We’re preparing to instantiate an OMOP CDM v5.3.1 on SQL Server and load it from our Epic Caboodle database. I want to ensure we’re getting off on the right foot, especially in regards to “future proofing”. I have some SQL Server data type questions that are probably best posed to @clairblacketer, @Christian_Reich, and @Patrick_Ryan as the authors of the SQL Server DDL.
- Why VARCHAR(1) for Boolean flags instead of TINYINT or even CHAR(1)? (I can understand hesitancy over using SQL Server’s BIT data type.)
- Did OHDSI make a conscious choice to use VARCHAR instead of NVARCHAR? (Epic uses NVARCHAR in Caboodle.)
- Why FLOAT in the COST table instead of NUMERIC? Any concerns with aggregating monetary amounts?

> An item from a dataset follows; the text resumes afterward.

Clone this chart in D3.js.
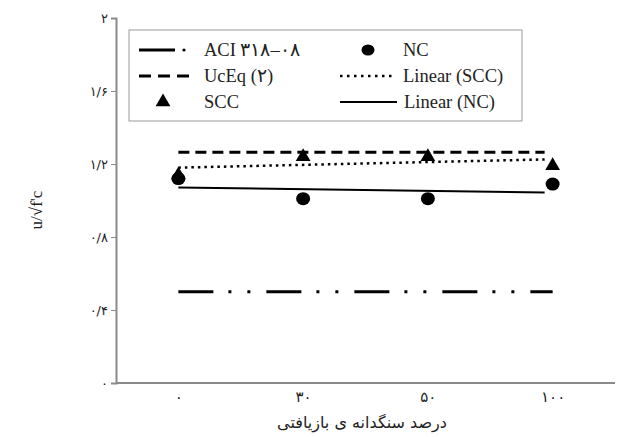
<!DOCTYPE html>
<html><head><meta charset="utf-8">
<script src="https://cdn.jsdelivr.net/npm/d3@7"></script>
<style>body{margin:0;background:#fff}svg{display:block}text{font-family:"Liberation Serif","DejaVu Serif",serif}</style>
</head><body>
<svg id="c" width="626" height="437"></svg>
<script>
const categories = ["۰", "۳۰", "۵۰", "۱۰۰"];
const sccValues = [1.14, 1.24, 1.24, 1.19];
const ncValues = [1.12, 1.01, 1.01, 1.09];
const aciValue = 0.5;
const ucEqValue = 1.265;
const yTicks = [0, 0.4, 0.8, 1.2, 1.6, 2];
const yTickLabels = ["۰", "۰/۴", "۰/۸", "۱/۲", "۱/۶", "۲"];
const legendLabels = ["ACI ۳۱۸–۰۸", "UcEq (۲)", "SCC", "NC", "Linear (SCC)", "Linear (NC)"];
const xTitle = "درصد سنگدانه ی بازیافتی";
const yTitle = "u/√f'c";

const svg = d3.select("#c");
const x = d3.scalePoint().domain(categories).range([116, 615]).padding(0.5);
const y = d3.scaleLinear().domain([0, 2]).range([383, 18]);
const axisCol = "#8a8a8a";

// axes
const ya = svg.append("g").attr("transform", "translate(116,0)")
  .call(d3.axisLeft(y).tickValues(yTicks).tickSize(5).tickFormat((d, i) => yTickLabels[i]));
ya.select(".domain").attr("stroke", axisCol).attr("stroke-width", 2);
ya.selectAll(".tick line").attr("stroke", axisCol);
ya.selectAll(".tick text").attr("fill", "#222").attr("x", -8).style("font-family", "'DejaVu Sans',sans-serif").attr("font-size", 13);

const xa = svg.append("g").attr("transform", "translate(0,383)")
  .call(d3.axisBottom(x).tickSize(0).tickSizeOuter(0));
xa.select(".domain").attr("stroke", axisCol).attr("stroke-width", 2).attr("d", "M116,0H615");
xa.selectAll(".tick text").attr("dy", 0).attr("y", 19).attr("fill", "#222").style("font-family", "'DejaVu Sans',sans-serif").attr("font-size", 15);

// regression helper (index-based like category trendline)
function fit(vals) {
  const n = vals.length, xs = vals.map((_, i) => i + 1);
  const mx = d3.mean(xs), my = d3.mean(vals);
  const b = d3.sum(xs.map((xi, i) => (xi - mx) * (vals[i] - my))) / d3.sum(xs.map(xi => (xi - mx) ** 2));
  const a = my - b * mx;
  return [a + b * 1, a + b * n];
}
const x0 = x(categories[0]), x1 = x(categories[categories.length - 1]);

// ACI line
svg.append("line").attr("x1", x0).attr("x2", x1).attr("y1", y(aciValue)).attr("y2", y(aciValue))
  .attr("stroke", "#000").attr("stroke-width", 3).attr("stroke-dasharray", "35,15,3,16,3,16");
// UcEq
svg.append("line").attr("x1", x0).attr("x2", x1 - 8).attr("y1", y(ucEqValue)).attr("y2", y(ucEqValue))
  .attr("stroke", "#000").attr("stroke-width", 3).attr("stroke-dasharray", "11,6");
// trend SCC
const fs = fit(sccValues);
svg.append("line").attr("x1", x0).attr("x2", x1 - 8).attr("y1", y(fs[0])).attr("y2", y(fs[1]))
  .attr("stroke", "#000").attr("stroke-width", 2.5).attr("stroke-dasharray", "2.5,4");
// trend NC
const fn = fit(ncValues);
svg.append("line").attr("x1", x0).attr("x2", x1 - 8).attr("y1", y(fn[0])).attr("y2", y(fn[1]))
  .attr("stroke", "#000").attr("stroke-width", 2);

// NC circles
svg.selectAll(".nc").data(ncValues).enter().append("ellipse")
  .attr("cx", (d, i) => x(categories[i])).attr("cy", d => y(d)).attr("rx", 7).attr("ry", 6.5).attr("fill", "#000");
// SCC triangles
const tri = d3.symbol().type(d3.symbolTriangle).size(95);
svg.selectAll(".scc").data(sccValues).enter().append("path")
  .attr("d", tri).attr("transform", (d, i) => `translate(${x(categories[i])},${y(d)})`).attr("fill", "#000");

// legend
svg.append("rect").attr("x", 129).attr("y", 30).attr("width", 393).attr("height", 91)
  .attr("fill", "#fff").attr("stroke", "#999").attr("stroke-width", 1);
const ly = [50, 76, 102];
const lg = svg.append("g");
lg.append("line").attr("x1", 139).attr("x2", 175).attr("y1", ly[0]).attr("y2", ly[0]).attr("stroke", "#000").attr("stroke-width", 3);
lg.append("circle").attr("cx", 184).attr("cy", ly[0]).attr("r", 1.6).attr("fill", "#000");
lg.append("line").attr("x1", 139).attr("x2", 190).attr("y1", ly[1]).attr("y2", ly[1]).attr("stroke", "#000").attr("stroke-width", 3).attr("stroke-dasharray", "12,7");
lg.append("path").attr("d", tri).attr("transform", `translate(163,${ly[2]})`).attr("fill", "#000");
lg.append("ellipse").attr("cx", 368).attr("cy", ly[0]).attr("rx", 6.5).attr("ry", 5.5).attr("fill", "#000");
lg.append("line").attr("x1", 340).attr("x2", 396).attr("y1", ly[1]).attr("y2", ly[1]).attr("stroke", "#000").attr("stroke-width", 2.5).attr("stroke-dasharray", "2.5,4.5");
lg.append("line").attr("x1", 340).attr("x2", 397).attr("y1", ly[2]).attr("y2", ly[2]).attr("stroke", "#000").attr("stroke-width", 2);
const lx = [204, 204, 204, 403, 403, 404];
const lyy = [ly[0], ly[1], ly[2], ly[0], ly[1], ly[2]];
legendLabels.forEach((t, i) => {
  lg.append("text").attr("x", lx[i]).attr("y", lyy[i]).attr("dy", "0.35em").attr("font-size", 18.5).attr("fill", "#222").text(t);
});

// titles
svg.append("text").attr("transform", "translate(42,210) rotate(-90)").attr("text-anchor", "middle")
  .attr("font-size", 17).attr("fill", "#222").text(yTitle);
svg.append("text").attr("x", 362).attr("y", 428).attr("text-anchor", "middle").attr("direction", "rtl")
  .style("font-family", "'DejaVu Sans',sans-serif").attr("font-size", 16).attr("fill", "#222").text(xTitle);
</script>
</body></html>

- Why FLOAT in the LOCATION table instead of NUMERIC(10,8) for latitude (+/-90 degrees) and NUMERIC(11,8) for longitude (+/-180 degrees)?
- I imagine there is no harm in future proofing our CDM v5.3.1 by using BIGINT now for the non-concept ID primary keys?

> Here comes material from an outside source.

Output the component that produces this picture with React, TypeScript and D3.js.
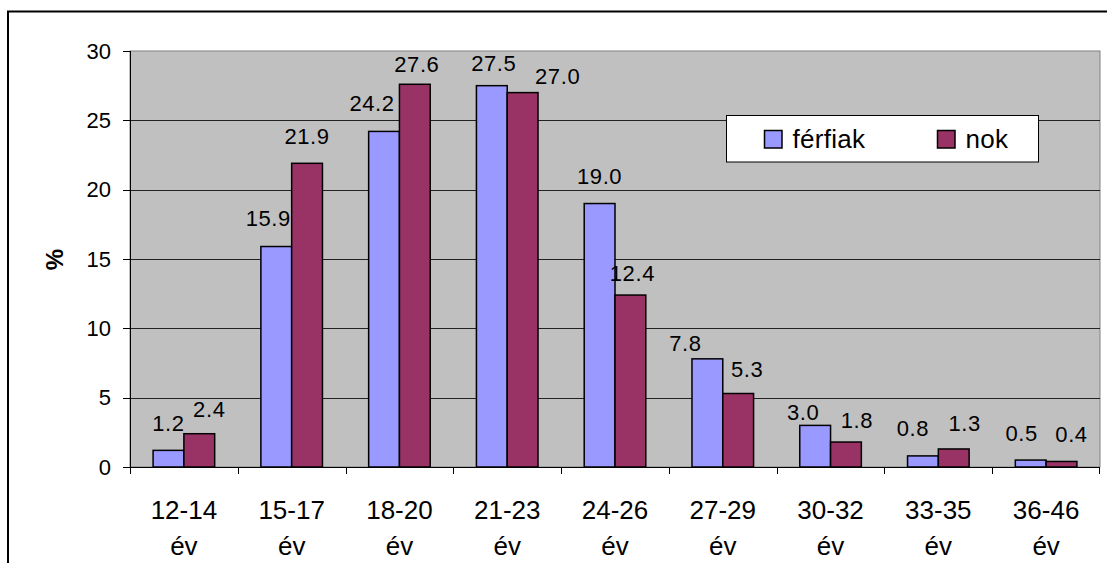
import React from "react";
import * as d3 from "d3";

const categories = ["12-14", "15-17", "18-20", "21-23", "24-26", "27-29", "30-32", "33-35", "36-46"];
const ferfiak = [1.2, 15.9, 24.2, 27.5, 19.0, 7.8, 3.0, 0.8, 0.5];
const nok = [2.4, 21.9, 27.6, 27.0, 12.4, 5.3, 1.8, 1.3, 0.4];
const yTicks = [0, 5, 10, 15, 20, 25, 30];
const seriesNames = ["férfiak", "nok"];
const seriesColors = ["#9999FF", "#993366"];

// manual data-label placement nudges (as in the original chart)
const labelDx = [
  [0, -8, -12, 2, 0, -22, -12, -10, -9],
  [10, 0, 2, 35, 2, 9, 11, 11, 10],
];
const labelDy = [
  [-19.3, -20.7, -20.7, -14.6, -19.3, -8.3, -5, -20, -18.6],
  [-16.7, -19, -12.3, -8.7, -14.3, -17, -14.3, -18, -19],
];

export default function App() {
  const W = 1107, H = 563;
  const left = 130, right = 1100, top = 51, bottom = 467;
  const x = d3.scaleBand<string>().domain(categories).range([left, right]).paddingInner(0).paddingOuter(0);
  const y = d3.scaleLinear().domain([0, 30]).range([bottom, top]);
  const bw = x.bandwidth();
  const barW = bw / 3.5;
  const font = "Arial, 'Liberation Sans', sans-serif";
  const series = [ferfiak, nok];

  return (
    <svg width={W} height={H} style={{ position: "absolute", left: 0, top: 0 }} fontFamily={font}>
      <rect x={0} y={0} width={W} height={H} fill="#fff" />
      <rect x={8} y={11.5} width={1120} height={600} fill="none" stroke="#000" strokeWidth={2} />
      <rect x={left} y={top} width={right - left} height={bottom - top} fill="#C0C0C0" stroke="#808080" strokeWidth={1} />
      {yTicks.filter(t => t > 0 && t < 30).map(t => (
        <line key={t} x1={left} x2={right} y1={Math.round(y(t)) + 0.5} y2={Math.round(y(t)) + 0.5} stroke="#222" strokeWidth={1} />
      ))}
      <line x1={left + 0.5} x2={left + 0.5} y1={top} y2={bottom} stroke="#000" />
      <line x1={left} x2={right} y1={bottom + 0.5} y2={bottom + 0.5} stroke="#000" />
      {yTicks.map(t => (
        <g key={t}>
          <line x1={left - 7} x2={left} y1={Math.round(y(t)) + 0.5} y2={Math.round(y(t)) + 0.5} stroke="#000" />
          <text x={111} y={y(t) + 7.5} textAnchor="end" fontSize={22}>{t}</text>
        </g>
      ))}
      {categories.map((c, i) => (
        <line key={"t" + i} x1={Math.round(x(c)!) + 0.5} x2={Math.round(x(c)!) + 0.5} y1={bottom} y2={bottom + 7} stroke="#000" />
      ))}
      <line x1={right - 0.5} x2={right - 0.5} y1={bottom} y2={bottom + 7} stroke="#000" />
      {categories.map((c, i) => (
        <g key={"c" + i}>
          {series.map((s, j) => {
            const bx = x(c)! + (bw - 2 * barW) / 2 + j * barW;
            const by = y(s[i]);
            return (
              <g key={j}>
                <rect x={bx} y={by} width={barW} height={bottom - by} fill={seriesColors[j]} stroke="#000" strokeWidth={1.5} />
                <text x={bx + barW / 2 + labelDx[j][i]} y={by + labelDy[j][i]} textAnchor="middle" fontSize={22} letterSpacing={0.6}>{s[i].toFixed(1)}</text>
              </g>
            );
          })}
          <text x={x(c)! + bw / 2} y={519} textAnchor="middle" fontSize={26}>{c}</text>
          <text x={x(c)! + bw / 2} y={555} textAnchor="middle" fontSize={26}>év</text>
        </g>
      ))}
      <text transform="translate(63,259.7) rotate(-90)" textAnchor="middle" fontSize={24} fontWeight="bold">%</text>
      <rect x={726.5} y={115.5} width={312} height={46.5} fill="#fff" stroke="#000" strokeWidth={1} />
      {seriesNames.map((n, j) => {
        const sx = j === 0 ? 764.5 : 937.5;
        return (
          <g key={n}>
            <rect x={sx} y={130.5} width={17.5} height={17.5} fill={seriesColors[j]} stroke="#000" strokeWidth={1.5} />
            <text x={sx + 28} y={148} fontSize={26} letterSpacing={0.3}>{n}</text>
          </g>
        );
      })}
    </svg>
  );
}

- Confirm that we are free to increase the length of any VARCHAR column, if we need to do so?
Like many academic organizations, we will use our OMOP instance both for our internal researchers and for contributing data to various research networks. I do not want to make any technical decisions that would get us into trouble later for either of these use cases. Thanks so much!